### WHAT TO DO
Restate the listing below word for word, omitting any images.

= = = = =

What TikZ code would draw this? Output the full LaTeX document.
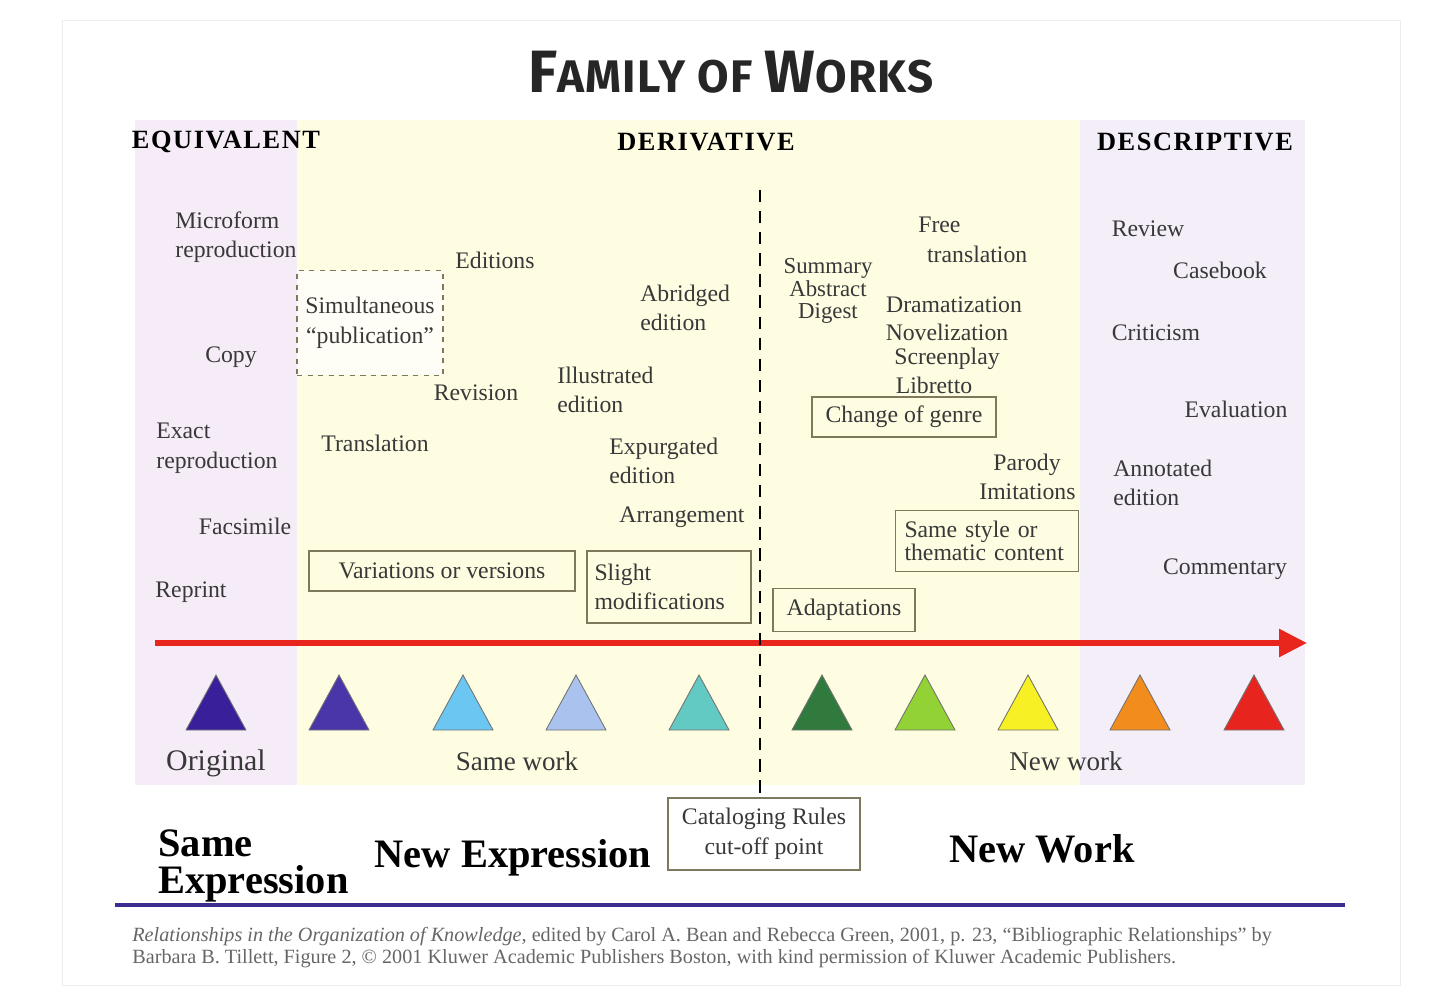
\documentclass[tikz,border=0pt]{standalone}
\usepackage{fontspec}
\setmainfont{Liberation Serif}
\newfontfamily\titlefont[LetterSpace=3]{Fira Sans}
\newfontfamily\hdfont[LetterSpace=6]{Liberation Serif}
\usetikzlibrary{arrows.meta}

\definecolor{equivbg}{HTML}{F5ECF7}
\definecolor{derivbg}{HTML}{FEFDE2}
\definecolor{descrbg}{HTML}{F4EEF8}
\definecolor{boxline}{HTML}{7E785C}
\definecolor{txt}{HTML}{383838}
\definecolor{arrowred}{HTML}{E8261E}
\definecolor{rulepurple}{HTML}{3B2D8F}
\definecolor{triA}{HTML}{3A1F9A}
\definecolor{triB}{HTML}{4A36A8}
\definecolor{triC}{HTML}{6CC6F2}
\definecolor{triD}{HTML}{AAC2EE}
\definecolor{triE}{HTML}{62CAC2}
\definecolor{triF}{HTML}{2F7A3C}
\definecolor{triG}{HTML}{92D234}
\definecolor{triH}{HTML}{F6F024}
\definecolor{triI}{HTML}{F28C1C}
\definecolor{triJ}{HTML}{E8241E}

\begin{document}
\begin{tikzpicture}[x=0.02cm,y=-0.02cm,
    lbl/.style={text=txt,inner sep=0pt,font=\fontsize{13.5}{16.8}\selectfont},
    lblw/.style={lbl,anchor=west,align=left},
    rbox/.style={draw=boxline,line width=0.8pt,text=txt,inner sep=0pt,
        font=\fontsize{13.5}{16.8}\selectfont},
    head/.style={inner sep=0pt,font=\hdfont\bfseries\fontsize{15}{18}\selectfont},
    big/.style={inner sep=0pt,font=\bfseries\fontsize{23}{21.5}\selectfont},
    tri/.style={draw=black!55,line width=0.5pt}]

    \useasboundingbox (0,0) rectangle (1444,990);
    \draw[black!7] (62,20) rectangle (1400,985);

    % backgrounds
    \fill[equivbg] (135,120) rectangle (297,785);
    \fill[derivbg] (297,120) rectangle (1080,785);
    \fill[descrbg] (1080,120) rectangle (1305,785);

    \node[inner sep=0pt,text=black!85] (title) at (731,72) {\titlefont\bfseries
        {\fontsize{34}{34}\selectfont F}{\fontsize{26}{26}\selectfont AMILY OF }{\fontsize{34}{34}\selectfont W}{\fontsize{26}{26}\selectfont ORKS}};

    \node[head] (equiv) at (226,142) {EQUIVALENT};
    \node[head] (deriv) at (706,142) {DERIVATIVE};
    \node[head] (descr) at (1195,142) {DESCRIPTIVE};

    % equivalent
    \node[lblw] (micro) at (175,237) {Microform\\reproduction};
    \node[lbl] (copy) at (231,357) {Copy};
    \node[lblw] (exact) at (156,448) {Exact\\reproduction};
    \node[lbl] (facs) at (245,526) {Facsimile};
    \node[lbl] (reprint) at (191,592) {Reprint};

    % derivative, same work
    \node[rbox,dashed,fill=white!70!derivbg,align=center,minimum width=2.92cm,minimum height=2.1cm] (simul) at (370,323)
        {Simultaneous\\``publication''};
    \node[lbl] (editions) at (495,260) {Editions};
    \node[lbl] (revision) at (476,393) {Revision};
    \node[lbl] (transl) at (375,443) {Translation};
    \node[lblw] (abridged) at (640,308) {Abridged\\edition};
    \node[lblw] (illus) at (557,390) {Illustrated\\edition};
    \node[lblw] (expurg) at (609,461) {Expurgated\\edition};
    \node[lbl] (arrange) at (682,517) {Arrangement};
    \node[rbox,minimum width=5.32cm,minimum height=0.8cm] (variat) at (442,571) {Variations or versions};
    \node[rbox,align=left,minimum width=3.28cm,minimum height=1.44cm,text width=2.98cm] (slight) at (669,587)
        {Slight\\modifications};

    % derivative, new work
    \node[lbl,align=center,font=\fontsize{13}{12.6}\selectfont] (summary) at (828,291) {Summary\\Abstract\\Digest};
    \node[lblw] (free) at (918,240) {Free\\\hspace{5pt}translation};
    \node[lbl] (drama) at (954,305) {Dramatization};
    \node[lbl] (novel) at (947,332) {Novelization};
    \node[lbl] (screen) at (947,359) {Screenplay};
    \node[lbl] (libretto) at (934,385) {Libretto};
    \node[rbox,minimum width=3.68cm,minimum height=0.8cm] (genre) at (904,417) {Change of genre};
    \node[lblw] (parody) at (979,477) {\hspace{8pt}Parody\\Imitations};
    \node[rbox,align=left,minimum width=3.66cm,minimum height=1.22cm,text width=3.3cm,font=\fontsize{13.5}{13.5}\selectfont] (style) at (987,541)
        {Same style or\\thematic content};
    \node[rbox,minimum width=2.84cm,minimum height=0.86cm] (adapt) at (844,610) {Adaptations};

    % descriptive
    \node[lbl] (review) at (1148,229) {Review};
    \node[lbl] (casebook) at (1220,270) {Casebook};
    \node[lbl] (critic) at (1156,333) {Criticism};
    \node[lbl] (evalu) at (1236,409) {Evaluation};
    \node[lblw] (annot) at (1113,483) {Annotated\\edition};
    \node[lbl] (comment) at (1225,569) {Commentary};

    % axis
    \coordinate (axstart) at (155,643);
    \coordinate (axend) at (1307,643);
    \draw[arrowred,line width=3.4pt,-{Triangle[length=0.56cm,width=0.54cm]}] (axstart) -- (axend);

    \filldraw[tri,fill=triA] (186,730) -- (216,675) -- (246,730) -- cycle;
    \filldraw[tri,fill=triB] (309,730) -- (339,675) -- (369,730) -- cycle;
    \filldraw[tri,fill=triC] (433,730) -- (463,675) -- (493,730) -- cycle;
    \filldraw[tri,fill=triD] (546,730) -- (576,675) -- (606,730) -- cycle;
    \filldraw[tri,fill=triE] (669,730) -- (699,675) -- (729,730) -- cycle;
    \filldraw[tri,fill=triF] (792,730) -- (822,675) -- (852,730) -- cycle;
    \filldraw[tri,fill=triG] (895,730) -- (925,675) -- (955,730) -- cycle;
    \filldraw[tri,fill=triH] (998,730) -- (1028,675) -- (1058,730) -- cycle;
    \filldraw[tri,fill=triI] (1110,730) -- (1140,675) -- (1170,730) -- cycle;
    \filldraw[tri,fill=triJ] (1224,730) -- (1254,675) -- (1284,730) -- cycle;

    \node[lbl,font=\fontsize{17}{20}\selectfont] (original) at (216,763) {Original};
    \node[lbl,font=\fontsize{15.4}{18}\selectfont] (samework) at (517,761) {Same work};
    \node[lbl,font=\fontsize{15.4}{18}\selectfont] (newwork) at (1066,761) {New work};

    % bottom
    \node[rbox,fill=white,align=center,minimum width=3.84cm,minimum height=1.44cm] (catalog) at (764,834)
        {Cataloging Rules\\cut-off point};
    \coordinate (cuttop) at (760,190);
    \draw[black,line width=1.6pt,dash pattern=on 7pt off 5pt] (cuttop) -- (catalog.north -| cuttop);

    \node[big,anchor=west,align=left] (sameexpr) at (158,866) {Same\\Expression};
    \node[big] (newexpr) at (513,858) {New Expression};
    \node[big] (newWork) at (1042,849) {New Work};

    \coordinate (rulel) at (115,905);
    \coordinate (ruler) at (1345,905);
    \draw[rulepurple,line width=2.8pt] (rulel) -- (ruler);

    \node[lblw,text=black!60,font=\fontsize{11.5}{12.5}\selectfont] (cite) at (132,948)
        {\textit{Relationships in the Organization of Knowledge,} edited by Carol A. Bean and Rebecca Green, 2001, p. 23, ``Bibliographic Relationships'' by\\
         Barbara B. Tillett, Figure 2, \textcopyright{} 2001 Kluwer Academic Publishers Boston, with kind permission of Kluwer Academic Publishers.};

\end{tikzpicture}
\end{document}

= = = = =

### COMPLETE OUTPUT
What TikZ code would draw this? Output the full LaTeX document.
\documentclass[tikz,border=0pt]{standalone}
\usepackage{fontspec}
\setmainfont{Liberation Serif}
\newfontfamily\titlefont[LetterSpace=3]{Fira Sans}
\newfontfamily\hdfont[LetterSpace=6]{Liberation Serif}
\usetikzlibrary{arrows.meta}

\definecolor{equivbg}{HTML}{F5ECF7}
\definecolor{derivbg}{HTML}{FEFDE2}
\definecolor{descrbg}{HTML}{F4EEF8}
\definecolor{boxline}{HTML}{7E785C}
\definecolor{txt}{HTML}{383838}
\definecolor{arrowred}{HTML}{E8261E}
\definecolor{rulepurple}{HTML}{3B2D8F}
\definecolor{triA}{HTML}{3A1F9A}
\definecolor{triB}{HTML}{4A36A8}
\definecolor{triC}{HTML}{6CC6F2}
\definecolor{triD}{HTML}{AAC2EE}
\definecolor{triE}{HTML}{62CAC2}
\definecolor{triF}{HTML}{2F7A3C}
\definecolor{triG}{HTML}{92D234}
\definecolor{triH}{HTML}{F6F024}
\definecolor{triI}{HTML}{F28C1C}
\definecolor{triJ}{HTML}{E8241E}

\begin{document}
\begin{tikzpicture}[x=0.02cm,y=-0.02cm,
    lbl/.style={text=txt,inner sep=0pt,font=\fontsize{13.5}{16.8}\selectfont},
    lblw/.style={lbl,anchor=west,align=left},
    rbox/.style={draw=boxline,line width=0.8pt,text=txt,inner sep=0pt,
        font=\fontsize{13.5}{16.8}\selectfont},
    head/.style={inner sep=0pt,font=\hdfont\bfseries\fontsize{15}{18}\selectfont},
    big/.style={inner sep=0pt,font=\bfseries\fontsize{23}{21.5}\selectfont},
    tri/.style={draw=black!55,line width=0.5pt}]

    \useasboundingbox (0,0) rectangle (1444,990);
    \draw[black!7] (62,20) rectangle (1400,985);

    % backgrounds
    \fill[equivbg] (135,120) rectangle (297,785);
    \fill[derivbg] (297,120) rectangle (1080,785);
    \fill[descrbg] (1080,120) rectangle (1305,785);

    \node[inner sep=0pt,text=black!85] (title) at (731,72) {\titlefont\bfseries
        {\fontsize{34}{34}\selectfont F}{\fontsize{26}{26}\selectfont AMILY OF }{\fontsize{34}{34}\selectfont W}{\fontsize{26}{26}\selectfont ORKS}};

    \node[head] (equiv) at (226,142) {EQUIVALENT};
    \node[head] (deriv) at (706,142) {DERIVATIVE};
    \node[head] (descr) at (1195,142) {DESCRIPTIVE};

    % equivalent
    \node[lblw] (micro) at (175,237) {Microform\\reproduction};
    \node[lbl] (copy) at (231,357) {Copy};
    \node[lblw] (exact) at (156,448) {Exact\\reproduction};
    \node[lbl] (facs) at (245,526) {Facsimile};
    \node[lbl] (reprint) at (191,592) {Reprint};

    % derivative, same work
    \node[rbox,dashed,fill=white!70!derivbg,align=center,minimum width=2.92cm,minimum height=2.1cm] (simul) at (370,323)
        {Simultaneous\\``publication''};
    \node[lbl] (editions) at (495,260) {Editions};
    \node[lbl] (revision) at (476,393) {Revision};
    \node[lbl] (transl) at (375,443) {Translation};
    \node[lblw] (abridged) at (640,308) {Abridged\\edition};
    \node[lblw] (illus) at (557,390) {Illustrated\\edition};
    \node[lblw] (expurg) at (609,461) {Expurgated\\edition};
    \node[lbl] (arrange) at (682,517) {Arrangement};
    \node[rbox,minimum width=5.32cm,minimum height=0.8cm] (variat) at (442,571) {Variations or versions};
    \node[rbox,align=left,minimum width=3.28cm,minimum height=1.44cm,text width=2.98cm] (slight) at (669,587)
        {Slight\\modifications};

    % derivative, new work
    \node[lbl,align=center,font=\fontsize{13}{12.6}\selectfont] (summary) at (828,291) {Summary\\Abstract\\Digest};
    \node[lblw] (free) at (918,240) {Free\\\hspace{5pt}translation};
    \node[lbl] (drama) at (954,305) {Dramatization};
    \node[lbl] (novel) at (947,332) {Novelization};
    \node[lbl] (screen) at (947,359) {Screenplay};
    \node[lbl] (libretto) at (934,385) {Libretto};
    \node[rbox,minimum width=3.68cm,minimum height=0.8cm] (genre) at (904,417) {Change of genre};
    \node[lblw] (parody) at (979,477) {\hspace{8pt}Parody\\Imitations};
    \node[rbox,align=left,minimum width=3.66cm,minimum height=1.22cm,text width=3.3cm,font=\fontsize{13.5}{13.5}\selectfont] (style) at (987,541)
        {Same style or\\thematic content};
    \node[rbox,minimum width=2.84cm,minimum height=0.86cm] (adapt) at (844,610) {Adaptations};

    % descriptive
    \node[lbl] (review) at (1148,229) {Review};
    \node[lbl] (casebook) at (1220,270) {Casebook};
    \node[lbl] (critic) at (1156,333) {Criticism};
    \node[lbl] (evalu) at (1236,409) {Evaluation};
    \node[lblw] (annot) at (1113,483) {Annotated\\edition};
    \node[lbl] (comment) at (1225,569) {Commentary};

    % axis
    \coordinate (axstart) at (155,643);
    \coordinate (axend) at (1307,643);
    \draw[arrowred,line width=3.4pt,-{Triangle[length=0.56cm,width=0.54cm]}] (axstart) -- (axend);

    \filldraw[tri,fill=triA] (186,730) -- (216,675) -- (246,730) -- cycle;
    \filldraw[tri,fill=triB] (309,730) -- (339,675) -- (369,730) -- cycle;
    \filldraw[tri,fill=triC] (433,730) -- (463,675) -- (493,730) -- cycle;
    \filldraw[tri,fill=triD] (546,730) -- (576,675) -- (606,730) -- cycle;
    \filldraw[tri,fill=triE] (669,730) -- (699,675) -- (729,730) -- cycle;
    \filldraw[tri,fill=triF] (792,730) -- (822,675) -- (852,730) -- cycle;
    \filldraw[tri,fill=triG] (895,730) -- (925,675) -- (955,730) -- cycle;
    \filldraw[tri,fill=triH] (998,730) -- (1028,675) -- (1058,730) -- cycle;
    \filldraw[tri,fill=triI] (1110,730) -- (1140,675) -- (1170,730) -- cycle;
    \filldraw[tri,fill=triJ] (1224,730) -- (1254,675) -- (1284,730) -- cycle;

    \node[lbl,font=\fontsize{17}{20}\selectfont] (original) at (216,763) {Original};
    \node[lbl,font=\fontsize{15.4}{18}\selectfont] (samework) at (517,761) {Same work};
    \node[lbl,font=\fontsize{15.4}{18}\selectfont] (newwork) at (1066,761) {New work};

    % bottom
    \node[rbox,fill=white,align=center,minimum width=3.84cm,minimum height=1.44cm] (catalog) at (764,834)
        {Cataloging Rules\\cut-off point};
    \coordinate (cuttop) at (760,190);
    \draw[black,line width=1.6pt,dash pattern=on 7pt off 5pt] (cuttop) -- (catalog.north -| cuttop);

    \node[big,anchor=west,align=left] (sameexpr) at (158,866) {Same\\Expression};
    \node[big] (newexpr) at (513,858) {New Expression};
    \node[big] (newWork) at (1042,849) {New Work};

    \coordinate (rulel) at (115,905);
    \coordinate (ruler) at (1345,905);
    \draw[rulepurple,line width=2.8pt] (rulel) -- (ruler);

    \node[lblw,text=black!60,font=\fontsize{11.5}{12.5}\selectfont] (cite) at (132,948)
        {\textit{Relationships in the Organization of Knowledge,} edited by Carol A. Bean and Rebecca Green, 2001, p. 23, ``Bibliographic Relationships'' by\\
         Barbara B. Tillett, Figure 2, \textcopyright{} 2001 Kluwer Academic Publishers Boston, with kind permission of Kluwer Academic Publishers.};

\end{tikzpicture}
\end{document}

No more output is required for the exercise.